CHICAGO — Three men arrested when police raided a Chicago apartment had been planning to attack President Barack Obama's campaign headquarters, Mayor Rahm Emanuel's home and other targets, including police stations and squad cars, prosecutors said Saturday.
The trio was arrested Wednesday in a nighttime raid in the Bridgeport neighborhood on the South Side. They're accused of trying to make Molotov cocktails ahead of the two-day NATO summit that starts Sunday.
Protesters block traffic on Michigan Avenue, as they march through the city during a demonstration Friday,, ahead of this weekends' NATO summit in Chicago. Thousands of nurses and other protesters gathered for the noisy but largely peaceful demonstration with a broad spectrum of causes, from anti-war activists to Occupy protesters to a Chicago Women’s AIDS project.
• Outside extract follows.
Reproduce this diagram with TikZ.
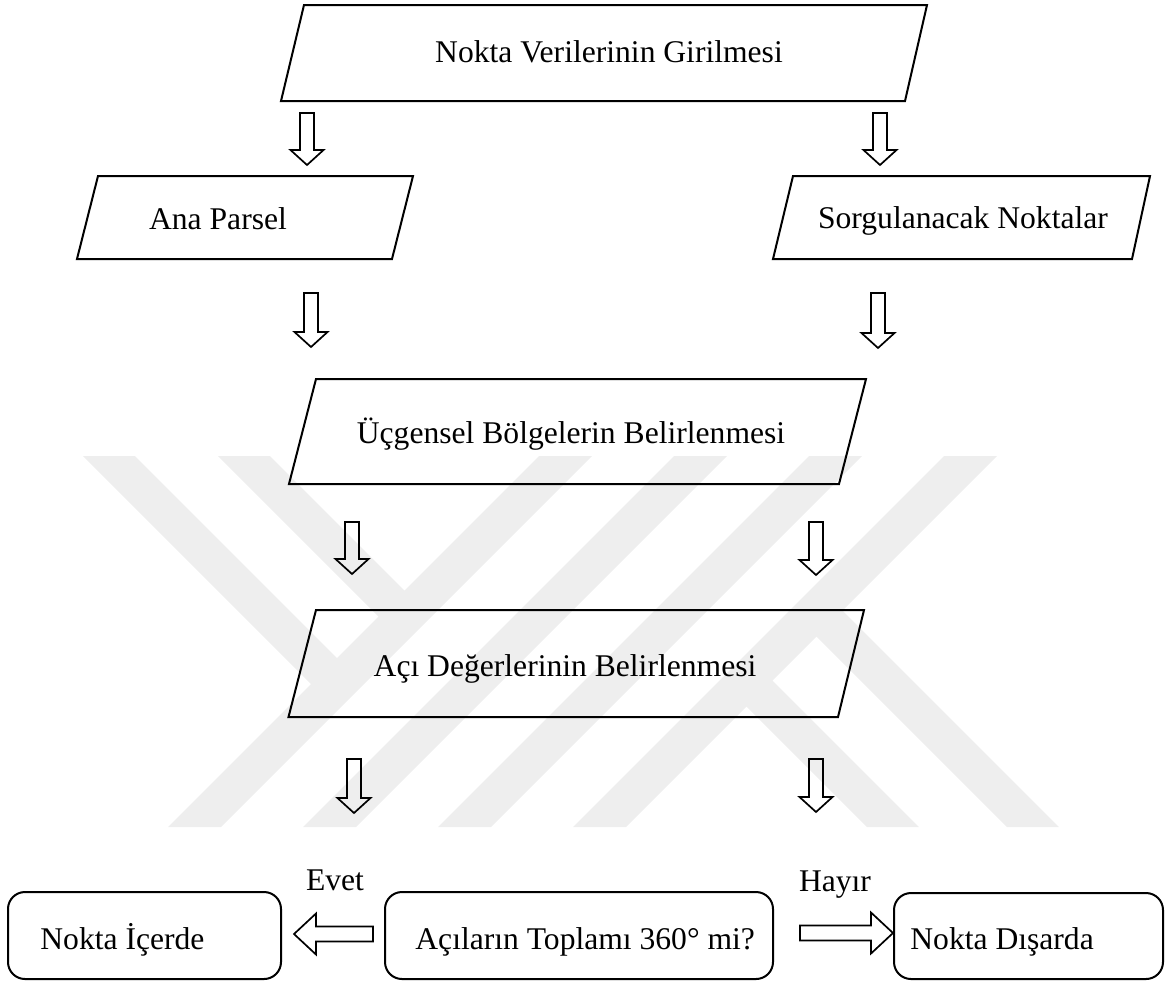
\documentclass[tikz,border=0pt]{standalone}
\usepackage{fontspec}
\setmainfont{Liberation Serif}
\usetikzlibrary{calc}
\definecolor{wmgray}{RGB}{238,238,238}
\tikzset{
  pbox/.style={draw=black, line width=1pt, line join=miter},
  rbox/.style={draw=black, line width=1pt, rounded corners=8.5pt, inner sep=0pt},
  lbl/.style={font=\fontsize{15.8}{19}\selectfont, inner sep=0pt},
  fat/.style={draw=black, line width=0.85pt, line join=miter}
}
% hollow block arrow: #1 start of shaft, #2 tip, #3 shaft half width,
% #4 head half width, #5 head length
\newcommand\blockarrow[5]{%
  \coordinate (#1-#2-b) at ($(#2)!#5!(#1)$);
  \draw[fat] ($(#1)!#3!90:(#2)$) -- ($(#1-#2-b)!#3!90:(#2)$)
    -- ($(#1-#2-b)!#4!90:(#2)$) -- (#2) -- ($(#1-#2-b)!#4!-90:(#2)$)
    -- ($(#1-#2-b)!#3!-90:(#2)$) -- ($(#1)!#3!-90:(#2)$) -- cycle;
}
\newcommand\downarrowblk[2]{\blockarrow{#1}{#2}{3.5pt}{8.25pt}{7.5pt}}
\newcommand\sidearrowblk[2]{\blockarrow{#1}{#2}{3.75pt}{10.25pt}{11pt}}

\begin{document}
\begin{tikzpicture}[x=0.5pt,y=-0.5pt]
\useasboundingbox (0,0) rectangle (1166,981);

% faint background emblem
\begin{scope}
  \clip (0,456) rectangle (1166,827);
  \foreach \c in {995,1130,1265,1400} {
    \fill[wmgray] (\c-456,456) -- (\c+53-456,456) -- (\c+53-827,827) -- (\c-827,827) -- cycle;
  }
  \fill[wmgray] (83,456) -- (135,456) -- (349.5,670.5) -- (323.5,696.5) -- cycle;
  \fill[wmgray] (218,456) -- (270,456) -- (417,603) -- (391,629) -- cycle;
  \fill[wmgray] (732.5,692.5) -- (758.5,666.5) -- (919,827) -- (867,827) -- cycle;
  \fill[wmgray] (802.5,622.5) -- (828.5,596.5) -- (1059,827) -- (1007,827) -- cycle;
\end{scope}

% input / process boxes
\draw[pbox] (304,5) -- (927,5) -- (905,101) -- (281,101) -- cycle;
\node[lbl, anchor=base] (inp) at (609,62) {Nokta Verilerinin Girilmesi};

\draw[pbox] (98,176) -- (413,176) -- (392,259) -- (77,259) -- cycle;
\node[lbl, anchor=base] (parsel) at (218,229) {Ana Parsel};

\draw[pbox] (793,176) -- (1150,176) -- (1132,259) -- (773,259) -- cycle;
\node[lbl, anchor=base] (sorgu) at (963,228.5) {Sorgulanacak Noktalar};

\draw[pbox] (316,379) -- (866,379) -- (839,484) -- (289,484) -- cycle;
\node[lbl, anchor=base] (ucgen) at (571,443) {Üçgensel Bölgelerin Belirlenmesi};

\draw[pbox] (316,610) -- (864,610) -- (838,717) -- (288.5,717) -- cycle;
\node[lbl, anchor=base] (aci) at (565,676) {Açı Değerlerinin Belirlenmesi};

% decision and results
\node[rbox, minimum width=136.5pt, minimum height=43.5pt] (icerde) at (144.5,935.5) {};
\node[lbl, anchor=base west] (icerdeT) at (40,949) {Nokta İçerde};

\node[rbox, minimum width=194pt, minimum height=43.5pt] (karar) at (579,935.5) {};
\node[lbl, anchor=base west] (kararT) at (415,949) {Açıların Toplamı 360° mi?};

\node[rbox, minimum width=134.5pt, minimum height=43pt] (disarda) at (1028.5,936) {};
\node[lbl, anchor=base west] (disardaT) at (910,949) {Nokta Dışarda};

\node[lbl, anchor=base] (evet) at (335,890) {Evet};
\node[lbl, anchor=base] (hayir) at (835,891) {Hayır};

% arrow end points
\coordinate (a1s) at (307,113); \coordinate (a1t) at (307,165);
\coordinate (a2s) at (880,113); \coordinate (a2t) at (880,165);
\coordinate (a3s) at (311,293); \coordinate (a3t) at (311,347);
\coordinate (a4s) at (878,293); \coordinate (a4t) at (878,348);
\coordinate (a5s) at (352,522); \coordinate (a5t) at (352,574);
\coordinate (a6s) at (816,522); \coordinate (a6t) at (816,575);
\coordinate (a7s) at (354,759); \coordinate (a7t) at (354,813);
\coordinate (a8s) at (816,759); \coordinate (a8t) at (816,812);
\coordinate (evs) at (373,934); \coordinate (evt) at (294,934);
\coordinate (has) at (800,933); \coordinate (hat) at (893,933);

\downarrowblk{a1s}{a1t}
\downarrowblk{a2s}{a2t}
\downarrowblk{a3s}{a3t}
\downarrowblk{a4s}{a4t}
\downarrowblk{a5s}{a5t}
\downarrowblk{a6s}{a6t}
\downarrowblk{a7s}{a7t}
\downarrowblk{a8s}{a8t}
\sidearrowblk{evs}{evt}
\sidearrowblk{has}{hat}
\end{tikzpicture}
\end{document}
The three were charged with providing material support for terrorism, conspiracy to commit terrorism and possession of explosives.
Defense attorneys told a judge that undercover police are the ones who brought the Molotov cocktails, and that their clients had been entrapped. The men were each being held on $1.5 million bond.
They apparently came to Chicago late last month to take part in May Day protests. Six others arrested Wednesday in the raid were released Friday without being charged.
Chicago police Lt. Kenneth Stoppa declined to elaborate on the case beyond confirming the charges against the three who were still in custody.
Police identified the men being held as Brian Church, 20, of Ft. Lauderdale, Fla.; Jared Chase, 24, of Keene, N.H.; and Brent Vincent Betterly, 24. A police spokesman gave Betterly's hometown as Oakland Park, Mass., but no such town exists. There is an Oakland Park, Fla., that is near Fort Lauderdale.
Activist Bill Vassilakis, who said he let the men stay in his apartment, described Betterly as an industrial electrician who had volunteered to help wire service at The Plant, a former meatpacking facility that has been turned into a food incubator with the city's backing.
Vassilakis said he thought the charges were unwarranted.
"All I can say about that is, if you knew Brent, you would find that to be the most ridiculous thing you've ever heard. He was the most stand-up guy that was staying with me. He and the other guys had done nothing but volunteer their time and energy," he said."